== Required work ==
Line by line, repeat the data below exactly, beginning at the first line and ending at the line with "(guicontainer) -- (guiwindowctrl);". Omit pictures.

== Material provided ==
——

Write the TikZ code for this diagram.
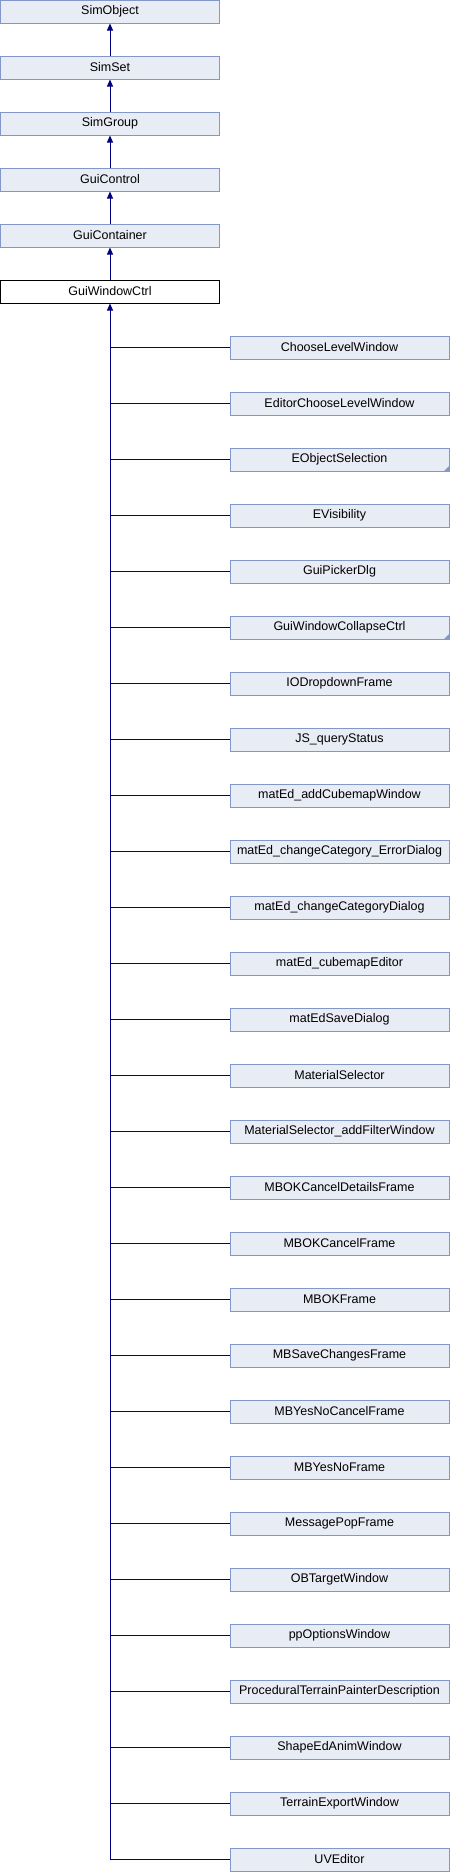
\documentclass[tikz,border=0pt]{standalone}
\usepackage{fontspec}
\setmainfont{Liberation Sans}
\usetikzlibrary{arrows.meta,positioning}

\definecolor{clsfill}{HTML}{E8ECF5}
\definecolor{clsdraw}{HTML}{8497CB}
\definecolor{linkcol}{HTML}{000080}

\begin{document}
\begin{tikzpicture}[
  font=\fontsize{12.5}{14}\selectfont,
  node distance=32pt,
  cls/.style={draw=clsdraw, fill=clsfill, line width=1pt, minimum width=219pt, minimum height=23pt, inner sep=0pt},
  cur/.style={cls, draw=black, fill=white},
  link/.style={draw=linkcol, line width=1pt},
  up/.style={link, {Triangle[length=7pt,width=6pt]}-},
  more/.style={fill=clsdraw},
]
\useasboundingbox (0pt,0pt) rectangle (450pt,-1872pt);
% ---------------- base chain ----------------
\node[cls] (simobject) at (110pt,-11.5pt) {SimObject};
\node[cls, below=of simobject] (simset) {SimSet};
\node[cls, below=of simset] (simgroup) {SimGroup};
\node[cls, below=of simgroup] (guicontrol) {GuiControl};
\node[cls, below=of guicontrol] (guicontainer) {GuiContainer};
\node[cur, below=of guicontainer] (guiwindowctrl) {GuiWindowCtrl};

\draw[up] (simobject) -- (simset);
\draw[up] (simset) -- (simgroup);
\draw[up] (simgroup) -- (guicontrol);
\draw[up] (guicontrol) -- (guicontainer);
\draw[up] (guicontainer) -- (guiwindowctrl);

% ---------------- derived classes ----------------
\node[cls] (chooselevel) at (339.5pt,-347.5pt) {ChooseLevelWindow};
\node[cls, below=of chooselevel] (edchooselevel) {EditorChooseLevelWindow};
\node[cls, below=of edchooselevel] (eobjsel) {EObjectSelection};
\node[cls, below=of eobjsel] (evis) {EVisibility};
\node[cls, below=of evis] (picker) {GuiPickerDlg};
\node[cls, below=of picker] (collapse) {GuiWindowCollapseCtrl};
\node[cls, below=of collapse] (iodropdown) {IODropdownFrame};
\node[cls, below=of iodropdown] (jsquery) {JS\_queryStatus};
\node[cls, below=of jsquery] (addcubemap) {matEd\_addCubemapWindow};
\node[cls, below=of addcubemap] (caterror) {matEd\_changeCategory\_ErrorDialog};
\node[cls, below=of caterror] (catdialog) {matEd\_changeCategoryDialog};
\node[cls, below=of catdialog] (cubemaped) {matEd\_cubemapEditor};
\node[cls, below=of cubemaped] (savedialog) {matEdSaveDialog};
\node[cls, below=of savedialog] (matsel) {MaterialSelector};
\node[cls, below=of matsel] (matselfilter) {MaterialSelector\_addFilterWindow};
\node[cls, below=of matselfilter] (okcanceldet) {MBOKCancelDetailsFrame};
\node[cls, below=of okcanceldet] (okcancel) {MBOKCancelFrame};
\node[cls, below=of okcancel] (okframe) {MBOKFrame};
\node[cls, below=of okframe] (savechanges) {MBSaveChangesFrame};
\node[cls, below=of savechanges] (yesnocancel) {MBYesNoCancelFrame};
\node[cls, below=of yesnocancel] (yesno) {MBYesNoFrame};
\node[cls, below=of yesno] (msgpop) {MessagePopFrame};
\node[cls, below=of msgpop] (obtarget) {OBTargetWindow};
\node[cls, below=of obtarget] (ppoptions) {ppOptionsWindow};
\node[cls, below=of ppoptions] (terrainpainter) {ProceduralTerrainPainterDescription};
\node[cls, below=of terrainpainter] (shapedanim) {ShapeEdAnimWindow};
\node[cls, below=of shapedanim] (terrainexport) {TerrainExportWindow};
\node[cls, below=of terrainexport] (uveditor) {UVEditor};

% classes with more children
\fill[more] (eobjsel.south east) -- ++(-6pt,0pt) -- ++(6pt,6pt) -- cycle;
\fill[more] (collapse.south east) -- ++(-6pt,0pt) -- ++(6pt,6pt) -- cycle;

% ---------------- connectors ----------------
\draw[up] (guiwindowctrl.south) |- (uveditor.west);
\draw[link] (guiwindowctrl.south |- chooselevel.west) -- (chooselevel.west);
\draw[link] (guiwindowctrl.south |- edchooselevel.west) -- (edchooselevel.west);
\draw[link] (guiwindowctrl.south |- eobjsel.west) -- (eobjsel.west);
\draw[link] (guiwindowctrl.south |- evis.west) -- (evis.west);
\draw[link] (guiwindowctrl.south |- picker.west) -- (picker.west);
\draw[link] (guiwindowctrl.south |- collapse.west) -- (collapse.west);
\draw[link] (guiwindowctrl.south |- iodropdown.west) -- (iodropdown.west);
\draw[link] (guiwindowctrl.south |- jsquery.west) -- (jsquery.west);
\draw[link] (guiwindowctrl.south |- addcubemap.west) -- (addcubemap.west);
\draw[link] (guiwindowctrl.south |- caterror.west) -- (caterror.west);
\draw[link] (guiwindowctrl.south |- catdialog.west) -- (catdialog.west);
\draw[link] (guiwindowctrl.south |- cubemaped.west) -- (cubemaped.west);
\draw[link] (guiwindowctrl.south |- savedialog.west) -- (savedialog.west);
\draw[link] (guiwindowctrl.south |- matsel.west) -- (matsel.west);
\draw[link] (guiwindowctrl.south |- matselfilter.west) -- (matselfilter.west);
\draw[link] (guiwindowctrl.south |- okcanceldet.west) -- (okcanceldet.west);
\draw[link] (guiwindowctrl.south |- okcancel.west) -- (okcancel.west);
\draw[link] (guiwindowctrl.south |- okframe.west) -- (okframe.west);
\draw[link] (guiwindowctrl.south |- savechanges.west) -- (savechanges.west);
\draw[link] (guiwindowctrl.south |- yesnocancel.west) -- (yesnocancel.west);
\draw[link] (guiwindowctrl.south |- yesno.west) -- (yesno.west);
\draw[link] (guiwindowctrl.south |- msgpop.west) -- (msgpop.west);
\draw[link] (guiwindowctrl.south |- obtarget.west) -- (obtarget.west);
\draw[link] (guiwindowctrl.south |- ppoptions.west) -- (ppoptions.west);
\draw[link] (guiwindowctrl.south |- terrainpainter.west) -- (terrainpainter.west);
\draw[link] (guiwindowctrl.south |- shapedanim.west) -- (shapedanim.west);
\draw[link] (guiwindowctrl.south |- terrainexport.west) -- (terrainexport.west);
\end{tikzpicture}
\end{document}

——

== Solution to this task ==
Write the TikZ code for this diagram.
\documentclass[tikz,border=0pt]{standalone}
\usepackage{fontspec}
\setmainfont{Liberation Sans}
\usetikzlibrary{arrows.meta,positioning}

\definecolor{clsfill}{HTML}{E8ECF5}
\definecolor{clsdraw}{HTML}{8497CB}
\definecolor{linkcol}{HTML}{000080}

\begin{document}
\begin{tikzpicture}[
  font=\fontsize{12.5}{14}\selectfont,
  node distance=32pt,
  cls/.style={draw=clsdraw, fill=clsfill, line width=1pt, minimum width=219pt, minimum height=23pt, inner sep=0pt},
  cur/.style={cls, draw=black, fill=white},
  link/.style={draw=linkcol, line width=1pt},
  up/.style={link, {Triangle[length=7pt,width=6pt]}-},
  more/.style={fill=clsdraw},
]
\useasboundingbox (0pt,0pt) rectangle (450pt,-1872pt);
% ---------------- base chain ----------------
\node[cls] (simobject) at (110pt,-11.5pt) {SimObject};
\node[cls, below=of simobject] (simset) {SimSet};
\node[cls, below=of simset] (simgroup) {SimGroup};
\node[cls, below=of simgroup] (guicontrol) {GuiControl};
\node[cls, below=of guicontrol] (guicontainer) {GuiContainer};
\node[cur, below=of guicontainer] (guiwindowctrl) {GuiWindowCtrl};

\draw[up] (simobject) -- (simset);
\draw[up] (simset) -- (simgroup);
\draw[up] (simgroup) -- (guicontrol);
\draw[up] (guicontrol) -- (guicontainer);
\draw[up] (guicontainer) -- (guiwindowctrl);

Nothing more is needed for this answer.